Aunque explicar no es lo que se aplica aquí, yo más bien invitaría a sentir lo que nos propone esta historia, una criatura de Kubrick y Spielberg que recoge lo mejor de ambos mundos. Como podrían escribirse libros enteros, sólo voy a centrarme en dos ideas esenciales en las que quizás antes no había reparado (he escrito sobre esta película unas cuatro veces en sitios distintos, y no quiero repetirme ni ante mí mismo). Para empezar, la historia de David es claramente la historia de cada uno de nosotros, que buscamos sin cesar amor y trascendencia en un mundo que rara vez ofrece alguna de las dos cosas, y casi nunca las dos juntas. En ese sentido, la película es desoladora y cruel hasta las heces.
Para entender esto, y de manera breve, hay que atender a la estructura del relato, organizada con perfección en un prólogo donde se plantea el dilema clave, tres actos que son el paraíso perdido, un paseo por el infierno, y el desengaño de la búsqueda, y un epílogo de falsa consolación que sin embargo ofrece casi todas las claves para entender el guión, de una complicación fascinante. No en vano Jonathan Rosenbaum, el crítico de cine más serio que he leído, la considera una de las cien mejores películas de la historia del cine. Y este crítico, puedo asegurarlo, no es un bloguero aficionado como un humilde servidor u otros con más ínfulas que sesera.

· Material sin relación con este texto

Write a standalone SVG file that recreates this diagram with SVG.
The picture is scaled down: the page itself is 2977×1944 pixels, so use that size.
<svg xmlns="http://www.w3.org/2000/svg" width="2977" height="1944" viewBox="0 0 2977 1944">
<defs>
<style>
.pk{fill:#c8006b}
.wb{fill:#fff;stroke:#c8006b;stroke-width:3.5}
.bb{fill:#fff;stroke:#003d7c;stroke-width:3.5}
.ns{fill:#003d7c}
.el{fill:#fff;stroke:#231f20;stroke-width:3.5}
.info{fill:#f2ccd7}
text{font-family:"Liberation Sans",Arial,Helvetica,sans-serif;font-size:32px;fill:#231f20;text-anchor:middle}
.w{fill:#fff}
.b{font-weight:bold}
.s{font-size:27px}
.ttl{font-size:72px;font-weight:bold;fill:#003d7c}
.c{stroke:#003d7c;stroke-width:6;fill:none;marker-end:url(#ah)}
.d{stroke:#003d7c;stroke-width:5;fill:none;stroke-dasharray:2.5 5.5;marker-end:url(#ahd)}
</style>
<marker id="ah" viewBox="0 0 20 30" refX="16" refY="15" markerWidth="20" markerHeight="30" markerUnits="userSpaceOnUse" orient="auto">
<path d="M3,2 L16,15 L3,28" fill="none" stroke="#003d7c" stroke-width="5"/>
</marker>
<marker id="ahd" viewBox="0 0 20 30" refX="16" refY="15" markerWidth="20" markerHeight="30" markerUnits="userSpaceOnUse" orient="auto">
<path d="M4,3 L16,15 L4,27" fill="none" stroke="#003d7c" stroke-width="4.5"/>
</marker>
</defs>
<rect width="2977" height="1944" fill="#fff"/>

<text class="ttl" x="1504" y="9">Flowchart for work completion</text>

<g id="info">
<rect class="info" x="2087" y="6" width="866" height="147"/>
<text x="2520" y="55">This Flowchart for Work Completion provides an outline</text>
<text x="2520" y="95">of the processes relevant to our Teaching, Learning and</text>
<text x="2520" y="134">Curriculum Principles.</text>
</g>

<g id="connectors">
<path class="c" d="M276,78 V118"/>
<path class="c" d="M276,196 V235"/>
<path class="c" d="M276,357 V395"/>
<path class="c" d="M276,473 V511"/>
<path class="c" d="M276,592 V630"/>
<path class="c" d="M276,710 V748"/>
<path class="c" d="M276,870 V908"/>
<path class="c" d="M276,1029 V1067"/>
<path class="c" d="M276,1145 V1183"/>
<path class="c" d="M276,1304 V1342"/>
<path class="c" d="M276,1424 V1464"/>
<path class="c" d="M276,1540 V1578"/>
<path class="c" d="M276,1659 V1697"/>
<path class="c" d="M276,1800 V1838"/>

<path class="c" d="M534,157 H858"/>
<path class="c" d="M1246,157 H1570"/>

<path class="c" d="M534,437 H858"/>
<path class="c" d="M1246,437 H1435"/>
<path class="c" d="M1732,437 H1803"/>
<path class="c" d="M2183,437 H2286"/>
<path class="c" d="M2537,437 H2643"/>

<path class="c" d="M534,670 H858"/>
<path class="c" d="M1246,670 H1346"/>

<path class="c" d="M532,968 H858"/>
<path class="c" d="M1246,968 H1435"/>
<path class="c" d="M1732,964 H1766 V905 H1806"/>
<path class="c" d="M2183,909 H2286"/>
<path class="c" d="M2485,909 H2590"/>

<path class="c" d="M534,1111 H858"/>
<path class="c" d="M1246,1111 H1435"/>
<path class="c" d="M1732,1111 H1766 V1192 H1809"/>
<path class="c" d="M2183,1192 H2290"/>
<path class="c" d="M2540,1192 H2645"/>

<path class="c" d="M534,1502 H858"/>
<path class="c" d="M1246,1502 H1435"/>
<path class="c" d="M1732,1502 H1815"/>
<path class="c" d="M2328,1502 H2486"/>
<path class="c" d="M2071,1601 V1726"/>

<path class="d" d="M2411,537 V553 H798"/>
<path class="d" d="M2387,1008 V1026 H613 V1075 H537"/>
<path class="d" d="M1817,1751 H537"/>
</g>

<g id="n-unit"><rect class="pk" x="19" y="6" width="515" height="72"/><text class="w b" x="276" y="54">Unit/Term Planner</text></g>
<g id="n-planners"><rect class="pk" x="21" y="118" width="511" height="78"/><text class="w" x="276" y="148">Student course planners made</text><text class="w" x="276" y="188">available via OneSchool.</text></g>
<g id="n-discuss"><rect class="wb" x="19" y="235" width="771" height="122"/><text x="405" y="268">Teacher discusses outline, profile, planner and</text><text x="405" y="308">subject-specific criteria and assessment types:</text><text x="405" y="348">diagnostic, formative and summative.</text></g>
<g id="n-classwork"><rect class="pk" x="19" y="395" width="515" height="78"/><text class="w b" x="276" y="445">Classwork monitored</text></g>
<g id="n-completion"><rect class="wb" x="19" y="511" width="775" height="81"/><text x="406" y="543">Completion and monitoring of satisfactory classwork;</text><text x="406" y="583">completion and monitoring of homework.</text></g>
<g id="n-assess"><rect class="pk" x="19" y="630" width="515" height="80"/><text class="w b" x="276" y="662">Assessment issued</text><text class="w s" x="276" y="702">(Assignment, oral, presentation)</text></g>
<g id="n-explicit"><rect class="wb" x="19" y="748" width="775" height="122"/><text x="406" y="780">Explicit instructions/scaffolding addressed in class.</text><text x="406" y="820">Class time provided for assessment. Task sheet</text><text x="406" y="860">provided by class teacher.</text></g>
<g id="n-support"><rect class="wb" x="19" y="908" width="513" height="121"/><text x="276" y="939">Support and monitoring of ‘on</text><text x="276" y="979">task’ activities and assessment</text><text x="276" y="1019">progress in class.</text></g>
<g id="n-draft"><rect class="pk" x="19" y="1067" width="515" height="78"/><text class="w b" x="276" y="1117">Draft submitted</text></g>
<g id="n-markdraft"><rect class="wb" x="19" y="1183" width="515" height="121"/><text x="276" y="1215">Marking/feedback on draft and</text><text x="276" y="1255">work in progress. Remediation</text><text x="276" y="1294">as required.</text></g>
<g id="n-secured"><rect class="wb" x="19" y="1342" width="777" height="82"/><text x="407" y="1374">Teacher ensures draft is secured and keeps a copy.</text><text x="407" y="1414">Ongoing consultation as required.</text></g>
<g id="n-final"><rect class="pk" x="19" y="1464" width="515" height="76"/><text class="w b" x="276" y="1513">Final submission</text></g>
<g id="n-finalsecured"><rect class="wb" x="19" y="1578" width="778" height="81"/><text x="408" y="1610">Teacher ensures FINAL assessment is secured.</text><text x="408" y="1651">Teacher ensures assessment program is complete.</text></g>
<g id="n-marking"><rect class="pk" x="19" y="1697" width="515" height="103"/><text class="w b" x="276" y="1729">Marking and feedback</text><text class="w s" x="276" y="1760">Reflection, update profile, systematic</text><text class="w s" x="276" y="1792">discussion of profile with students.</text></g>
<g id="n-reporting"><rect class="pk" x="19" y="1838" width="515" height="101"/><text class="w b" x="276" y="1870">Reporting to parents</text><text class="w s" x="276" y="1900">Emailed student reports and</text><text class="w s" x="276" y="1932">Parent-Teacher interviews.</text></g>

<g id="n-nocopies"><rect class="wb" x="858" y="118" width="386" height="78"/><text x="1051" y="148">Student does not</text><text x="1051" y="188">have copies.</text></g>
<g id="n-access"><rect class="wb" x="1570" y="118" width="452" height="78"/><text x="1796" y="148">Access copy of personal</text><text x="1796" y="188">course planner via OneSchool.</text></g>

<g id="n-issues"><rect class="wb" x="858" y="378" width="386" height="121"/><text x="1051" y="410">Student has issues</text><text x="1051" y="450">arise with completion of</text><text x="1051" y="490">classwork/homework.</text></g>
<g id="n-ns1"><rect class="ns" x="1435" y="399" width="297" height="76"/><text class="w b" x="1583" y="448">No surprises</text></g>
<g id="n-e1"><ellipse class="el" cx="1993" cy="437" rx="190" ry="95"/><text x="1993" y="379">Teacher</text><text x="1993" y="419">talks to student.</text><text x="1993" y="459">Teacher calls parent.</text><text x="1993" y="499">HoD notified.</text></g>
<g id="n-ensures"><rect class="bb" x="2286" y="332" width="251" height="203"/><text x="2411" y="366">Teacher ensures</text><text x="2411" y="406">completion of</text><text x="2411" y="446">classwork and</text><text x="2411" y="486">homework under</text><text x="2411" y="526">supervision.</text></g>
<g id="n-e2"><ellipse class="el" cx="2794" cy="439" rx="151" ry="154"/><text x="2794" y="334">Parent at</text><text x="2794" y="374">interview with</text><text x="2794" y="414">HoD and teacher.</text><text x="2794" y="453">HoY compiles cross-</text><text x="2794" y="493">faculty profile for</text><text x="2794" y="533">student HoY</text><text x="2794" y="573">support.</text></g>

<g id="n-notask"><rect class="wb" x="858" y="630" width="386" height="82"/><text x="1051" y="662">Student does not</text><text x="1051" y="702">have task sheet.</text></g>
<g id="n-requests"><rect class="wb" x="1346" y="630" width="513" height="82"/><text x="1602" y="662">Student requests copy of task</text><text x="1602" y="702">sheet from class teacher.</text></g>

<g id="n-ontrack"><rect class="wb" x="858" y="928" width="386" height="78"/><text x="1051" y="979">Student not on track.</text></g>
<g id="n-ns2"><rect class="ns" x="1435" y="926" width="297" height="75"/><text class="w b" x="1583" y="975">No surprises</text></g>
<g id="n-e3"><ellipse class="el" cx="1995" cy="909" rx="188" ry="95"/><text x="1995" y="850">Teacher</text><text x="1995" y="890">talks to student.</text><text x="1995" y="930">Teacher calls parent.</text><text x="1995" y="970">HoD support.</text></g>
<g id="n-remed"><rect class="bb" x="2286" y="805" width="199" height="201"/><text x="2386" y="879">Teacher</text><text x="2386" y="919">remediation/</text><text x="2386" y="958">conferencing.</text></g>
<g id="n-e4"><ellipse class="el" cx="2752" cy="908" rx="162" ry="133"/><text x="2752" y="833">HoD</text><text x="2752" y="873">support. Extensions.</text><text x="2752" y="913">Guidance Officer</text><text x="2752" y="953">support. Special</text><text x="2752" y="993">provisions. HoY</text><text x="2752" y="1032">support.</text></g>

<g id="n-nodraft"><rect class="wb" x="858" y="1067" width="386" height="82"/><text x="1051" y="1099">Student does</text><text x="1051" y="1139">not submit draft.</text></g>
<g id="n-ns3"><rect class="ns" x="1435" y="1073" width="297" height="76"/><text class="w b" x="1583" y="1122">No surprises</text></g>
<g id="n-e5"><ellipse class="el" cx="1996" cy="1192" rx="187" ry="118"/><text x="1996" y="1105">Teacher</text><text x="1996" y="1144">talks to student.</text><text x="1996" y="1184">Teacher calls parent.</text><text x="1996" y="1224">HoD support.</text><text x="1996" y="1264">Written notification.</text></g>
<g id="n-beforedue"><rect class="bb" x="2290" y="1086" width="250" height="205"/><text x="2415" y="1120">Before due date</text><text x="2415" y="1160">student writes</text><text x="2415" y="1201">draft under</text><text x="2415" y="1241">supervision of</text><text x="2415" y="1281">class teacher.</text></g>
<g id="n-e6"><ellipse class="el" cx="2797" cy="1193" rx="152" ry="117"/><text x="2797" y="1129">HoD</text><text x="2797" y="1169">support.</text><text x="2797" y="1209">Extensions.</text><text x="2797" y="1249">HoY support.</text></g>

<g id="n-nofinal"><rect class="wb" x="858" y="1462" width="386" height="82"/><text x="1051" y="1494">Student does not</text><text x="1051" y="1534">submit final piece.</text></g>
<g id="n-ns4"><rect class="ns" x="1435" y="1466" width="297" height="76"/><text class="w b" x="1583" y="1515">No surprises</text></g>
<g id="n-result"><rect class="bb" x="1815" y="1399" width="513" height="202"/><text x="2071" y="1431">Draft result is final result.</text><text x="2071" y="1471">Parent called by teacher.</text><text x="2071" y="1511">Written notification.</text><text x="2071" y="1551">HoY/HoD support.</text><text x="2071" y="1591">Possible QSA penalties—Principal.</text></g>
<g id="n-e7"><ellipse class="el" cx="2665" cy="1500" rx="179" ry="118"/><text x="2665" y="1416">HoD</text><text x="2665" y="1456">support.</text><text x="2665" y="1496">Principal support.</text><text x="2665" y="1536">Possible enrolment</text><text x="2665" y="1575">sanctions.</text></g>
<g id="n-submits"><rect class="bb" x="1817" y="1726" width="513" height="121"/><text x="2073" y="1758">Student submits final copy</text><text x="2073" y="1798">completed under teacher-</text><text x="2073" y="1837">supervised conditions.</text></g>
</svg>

La otra clave para entender A.I. es que todos los personajes de la película usan a David para sus propios fines. Henry lo regala a Monica para salvar un matrimonio donde asoman ya las nubes de la rutina. Monica lo programa para compensar emocionalmente la aparente pérdida de su hijo natural. Martin lo usa como un juguete más. Gigolo Joe lo usa para escapar de su destrucción y sus perseguidores. El Dr. Hobby lo fabricó en serie para sublimar el dolor de la pérdida de su hijo. Y los mechas del epílogo lo usan también, en este caso para aprender lo que fue la humanidad desaparecida. Nadie tiene en cuenta los deseos del pequeño niño robot, que son sencillos: amor y trascendencia, como dije al principio. Pero él es más tozudo y fuerte que todos los demás, y finalmente, con su sacrificio, obtiene ambas cosas.